Measurement: The Metrics That Matter
Meta's native reporting will show you impressions, clicks, CPM, CTR, and CPL. These are useful, but not sufficient. What you actually need:
Lead-to-appointment rate — What % of leads actually book a test drive or showroom visit? Industry benchmark: 15–25%. If yours is lower, the problem is lead quality or follow-up speed (call within 5 minutes vs. 5 hours makes a dramatic difference).
Lead-to-sale rate — What % of leads become sold units? Benchmark: 5–12% for digital leads. Tracking this closes the loop between ad spend and gross profit. See our guide on what's a good CPL for car dealerships for the full attribution framework.
Cost per sold unit — Your real ROI number. Take total ad spend divided by number of units sold attributable to Meta ads. Target: well under your average gross profit per vehicle.
Common Mistakes to Avoid
Running one campaign with one creative. Single creative = creative fatigue in 2 weeks. Always launch with 3–5 variations minimum.
Pausing campaigns too early. Meta's algorithm needs 50+ conversions per ad set before it exits the learning phase. Pause too early and you'll never see real performance data.
Chasing the lowest CPL at the expense of quality. A $35 CPL that produces leads who don't show up is worse than an $80 CPL where 20% book appointments. Track lead-to-appointment rate, not just CPL.
Ignoring comment management. Negative comments on ads hurt delivery and waste impressions. Assign someone to moderate ad comments daily — or automate it.
Not excluding existing customers. Upload your customer list as an exclusion audience on conquest campaigns. No point paying to generate a lead from someone who bought from you last month.
The AI Advantage in 2026
Everything described above — audience management, creative rotation, bid optimization, lead attribution — can be done manually. The problem is time. Doing it well requires daily attention: checking frequency, adjusting bids, cycling creatives, monitoring lead quality.
That's exactly what most dealerships don't have. The agency is checking your account twice a month. Your in-house person is splitting time across a dozen other responsibilities.
AI-powered campaign management handles all of this continuously: detecting creative fatigue before CPL rises, shifting budget to top-performing audience segments in real-time, and flagging anomalies before they turn into expensive problems. The result is campaigns that run at top-quartile performance without requiring a dedicated human watching them all day.
Getting Started
If you're starting from scratch or rebuilding a broken account, here's the priority order:
- Set up Meta Pixel on your website (required for retargeting and conversion tracking)
- Upload your customer list for exclusions and lookalike audiences
- Launch one Lead Generation campaign targeting automotive in-market audiences with 3–5 creative variations
- Set up retargeting campaign for website visitors (can run with minimal budget)

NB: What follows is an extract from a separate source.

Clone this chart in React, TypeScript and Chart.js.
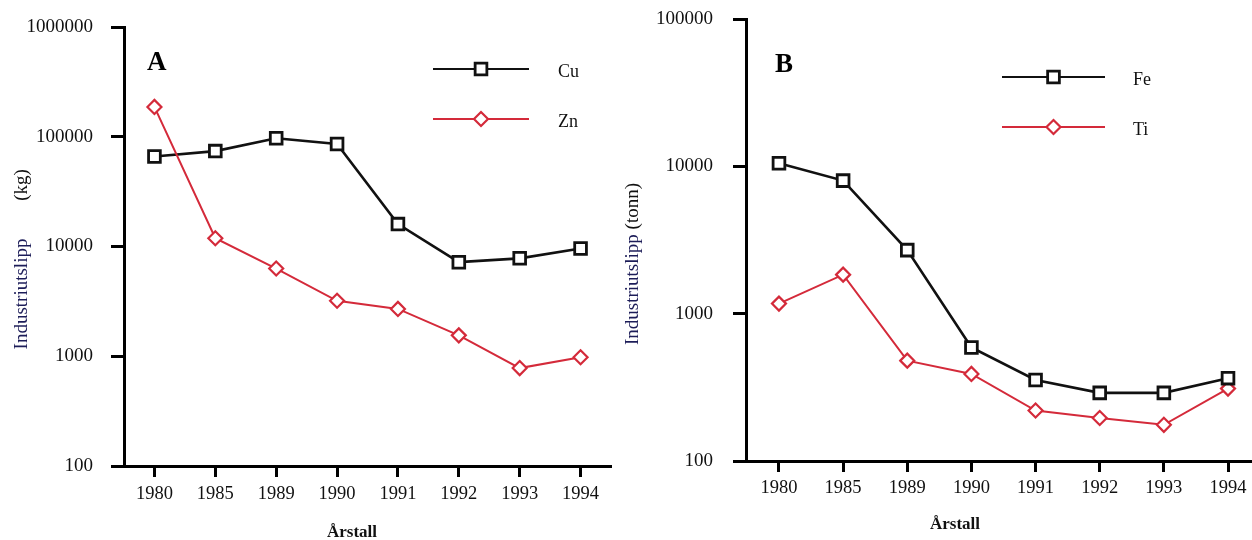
import React, { useEffect, useRef } from 'react';
import { Chart, registerables } from 'chart.js';

Chart.register(...registerables);

// ---------- data ----------
const categories = ['1980', '1985', '1989', '1990', '1991', '1992', '1993', '1994'];
const cuValues = [66000, 74000, 97000, 86000, 16000, 7200, 7800, 9600];
const znValues = [187000, 11900, 6300, 3200, 2700, 1550, 780, 980];
const feValues = [10500, 8000, 2700, 590, 355, 290, 290, 365];
const tiValues = [1170, 1840, 480, 390, 220, 196, 176, 310];
const yTicksA = [100, 1000, 10000, 100000, 1000000];
const yTicksB = [100, 1000, 10000, 100000];

const FONT = '"Liberation Serif", "Times New Roman", Times, serif';
const BLACK = '#111111';
const RED = '#d42a3a';
const NAVY = '#1c1c58';

function drawMarker(ctx: CanvasRenderingContext2D, style: string, x: number, y: number, r: number, color: string, bw: number) {
  ctx.save();
  ctx.beginPath();
  if (style === 'rect') {
    const s = r * Math.SQRT1_2;
    ctx.rect(x - s, y - s, 2 * s, 2 * s);
  } else {
    ctx.moveTo(x, y - r);
    ctx.lineTo(x + r, y);
    ctx.lineTo(x, y + r);
    ctx.lineTo(x - r, y);
    ctx.closePath();
  }
  ctx.fillStyle = '#ffffff';
  ctx.fill();
  ctx.lineWidth = bw;
  ctx.strokeStyle = color;
  ctx.stroke();
  ctx.restore();
}

const decorPlugin = {
  id: 'decor',
  afterDraw(chart: any, _args: any, opts: any) {
    const ctx: CanvasRenderingContext2D = chart.ctx;
    ctx.save();
    // panel letter
    ctx.font = `bold 27px ${FONT}`;
    ctx.fillStyle = '#000';
    ctx.textAlign = 'left';
    ctx.textBaseline = 'alphabetic';
    ctx.fillText(opts.letter, opts.letterX, opts.letterY);

    // legend
    chart.data.datasets.forEach((ds: any, i: number) => {
      const ly = opts.legendY[i];
      ctx.beginPath();
      ctx.strokeStyle = ds.borderColor;
      ctx.lineWidth = 2.2;
      ctx.moveTo(opts.legendX1, ly);
      ctx.lineTo(opts.legendX2, ly);
      ctx.stroke();
      drawMarker(ctx, ds.pointStyle, (opts.legendX1 + opts.legendX2) / 2, ly, ds.pointRadius, ds.borderColor, ds.pointBorderWidth);
      ctx.font = `18px ${FONT}`;
      ctx.fillStyle = '#111';
      ctx.textAlign = 'left';
      ctx.textBaseline = 'middle';
      ctx.fillText(ds.label, opts.legendTextX, ly + 3);
    });

    // x title
    ctx.font = `bold 17px ${FONT}`;
    ctx.fillStyle = '#111';
    ctx.textAlign = 'left';
    ctx.textBaseline = 'alphabetic';
    ctx.fillText(opts.xTitle, opts.xTitleX, opts.xTitleY);

    // y title (rotated)
    ctx.font = `19px ${FONT}`;
    ctx.textBaseline = 'middle';
    opts.yTitleParts.forEach((p: any) => {
      ctx.save();
      ctx.translate(opts.yTitleX, p.cy);
      ctx.rotate(-Math.PI / 2);
      let total = 0;
      p.segs.forEach((s: any) => { total += ctx.measureText(s.text).width; });
      let x0 = -total / 2;
      p.segs.forEach((s: any) => {
        ctx.fillStyle = s.color;
        ctx.textAlign = 'left';
        ctx.fillText(s.text, x0, 0);
        x0 += ctx.measureText(s.text).width;
      });
      ctx.restore();
    });
    ctx.restore();
  },
};

function zeroPad(s: any) {
  s.paddingTop = 0;
  s.paddingBottom = 0;
  s.paddingLeft = 0;
  s.paddingRight = 0;
}

function makeConfig(p: any) {
  return {
    type: 'line',
    data: {
      datasets: [
        {
          label: p.names[0],
          data: p.series[0].map((v: number, i: number) => ({ x: i, y: v })),
          borderColor: BLACK,
          borderWidth: 2.6,
          pointStyle: 'rect',
          pointRadius: 8.3,
          pointBorderWidth: 2.8,
          pointBackgroundColor: '#ffffff',
          pointBorderColor: BLACK,
          tension: 0,
          order: p.blackOrder,
          clip: false,
        },
        {
          label: p.names[1],
          data: p.series[1].map((v: number, i: number) => ({ x: i, y: v })),
          borderColor: RED,
          borderWidth: 2,
          pointStyle: 'rectRot',
          pointRadius: 7,
          pointBorderWidth: 2.2,
          pointBackgroundColor: '#ffffff',
          pointBorderColor: RED,
          tension: 0,
          order: p.redOrder,
          clip: false,
        },
      ],
    },
    options: {
      responsive: false,
      animation: false,
      devicePixelRatio: 1,
      layout: { autoPadding: false, padding: { left: 0, top: p.padTop, right: p.padRight, bottom: 0 } },
      plugins: {
        legend: { display: false },
        tooltip: { enabled: false },
        title: { display: false },
        decor: p.decor,
      },
      scales: {
        x: {
          type: 'linear',
          min: p.xMin,
          max: p.xMax,
          afterBuildTicks: (s: any) => {
            s.ticks = categories.map((_c, i) => ({ value: i }));
          },
          afterFit: (s: any) => { s.height = p.xHeight; zeroPad(s); },
          ticks: {
            callback: (v: any) => categories[v as number] ?? '',
            font: { family: FONT, size: 18.5 },
            color: '#111',
            padding: p.xPad,
            maxRotation: 0,
            autoSkip: false,
          },
          grid: {
            display: true,
            drawOnChartArea: false,
            drawTicks: true,
            tickLength: 11,
            tickWidth: 3,
            tickColor: '#000',
          },
          border: { display: true, width: 3, color: '#000' },
        },
        y: {
          type: 'logarithmic',
          min: p.yMin,
          max: p.yMax,
          afterBuildTicks: (s: any) => {
            s.ticks = p.yTicks.map((v: number) => ({ value: v }));
          },
          afterFit: (s: any) => { s.width = p.yWidth; zeroPad(s); },
          ticks: {
            callback: (v: any) => String(v),
            font: { family: FONT, size: 19 },
            color: '#111',
            padding: p.yPad,
            autoSkip: false,
          },
          grid: {
            display: true,
            drawOnChartArea: false,
            drawTicks: true,
            tickLength: 13,
            tickWidth: 3,
            tickColor: '#000',
          },
          border: { display: true, width: 3, color: '#000' },
        },
      },
    },
    plugins: [decorPlugin],
  };
}

const panelA = {
  names: ['Cu', 'Zn'],
  series: [cuValues, znValues],
  blackOrder: 2,
  redOrder: 1,
  padTop: 27,
  padRight: 9,
  xMin: -0.5,
  xMax: 7.5,
  xHeight: 74,
  xPad: 6,
  yMin: 100,
  yMax: 1000000,
  yTicks: yTicksA,
  yWidth: 124,
  yPad: 18,
  decor: {
    letter: 'A',
    letterX: 147,
    letterY: 70,
    legendY: [69, 119],
    legendX1: 433,
    legendX2: 529,
    legendTextX: 558,
    xTitle: 'Årstall',
    xTitleX: 327,
    xTitleY: 537,
    yTitleX: 22,
    yTitleParts: [
      { cy: 294, segs: [{ text: 'Industriutslipp', color: NAVY }] },
      { cy: 185, segs: [{ text: '(kg)', color: '#111' }] },
    ],
  },
};

const panelB = {
  names: ['Fe', 'Ti'],
  series: [feValues, tiValues],
  blackOrder: 1,
  redOrder: 2,
  padTop: 19,
  padRight: 0,
  xMin: -0.514,
  xMax: 7.374,
  xHeight: 79,
  xPad: 5,
  yMin: 100,
  yMax: 100000,
  yTicks: yTicksB,
  yWidth: 126,
  yPad: 20,
  decor: {
    letter: 'B',
    letterX: 155,
    letterY: 72,
    legendY: [77, 127],
    legendX1: 382,
    legendX2: 485,
    legendTextX: 513,
    xTitle: 'Årstall',
    xTitleX: 310,
    xTitleY: 529,
    yTitleX: 13,
    yTitleParts: [
      {
        cy: 264,
        segs: [
          { text: 'Industriutslipp ', color: NAVY },
          { text: '(tonn)', color: '#111' },
        ],
      },
    ],
  },
};

function Panel({ cfg, left, width }: { cfg: any; left: number; width: number }) {
  const ref = useRef<HTMLCanvasElement | null>(null);
  useEffect(() => {
    if (!ref.current) return;
    const chart = new Chart(ref.current, makeConfig(cfg) as any);
    return () => chart.destroy();
  }, [cfg]);
  return (
    <canvas
      ref={ref}
      width={width}
      height={540}
      style={{ position: 'absolute', left, top: 0, width, height: 540, display: 'block' }}
    />
  );
}

export default function App() {
  return (
    <div
      style={{
        position: 'fixed',
        left: 0,
        top: 0,
        width: 1252,
        height: 540,
        background: '#ffffff',
        overflow: 'hidden',
      }}
    >
      <Panel cfg={panelA} left={0} width={620} />
      <Panel cfg={panelB} left={620} width={632} />
    </div>
  );
}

- Connect inventory feed and launch DIA campaign once base campaigns are stable
Run each stage for 2–3 weeks before adding complexity. Get the fundamentals working before layering in dynamic inventory ads and advanced attribution.
The Bottom Line
Facebook and Instagram ads work extremely well for car dealerships when run correctly. The difference between the average dealership paying $120+ CPL and the top performers hitting $42 comes down to three things: intent-based targeting, fresh creative on a consistent rotation, and proper attribution that connects ad spend to sold units.
The playbook exists. Most dealerships just don't have the bandwidth to execute it daily. That's the gap AI-managed campaigns were built to close.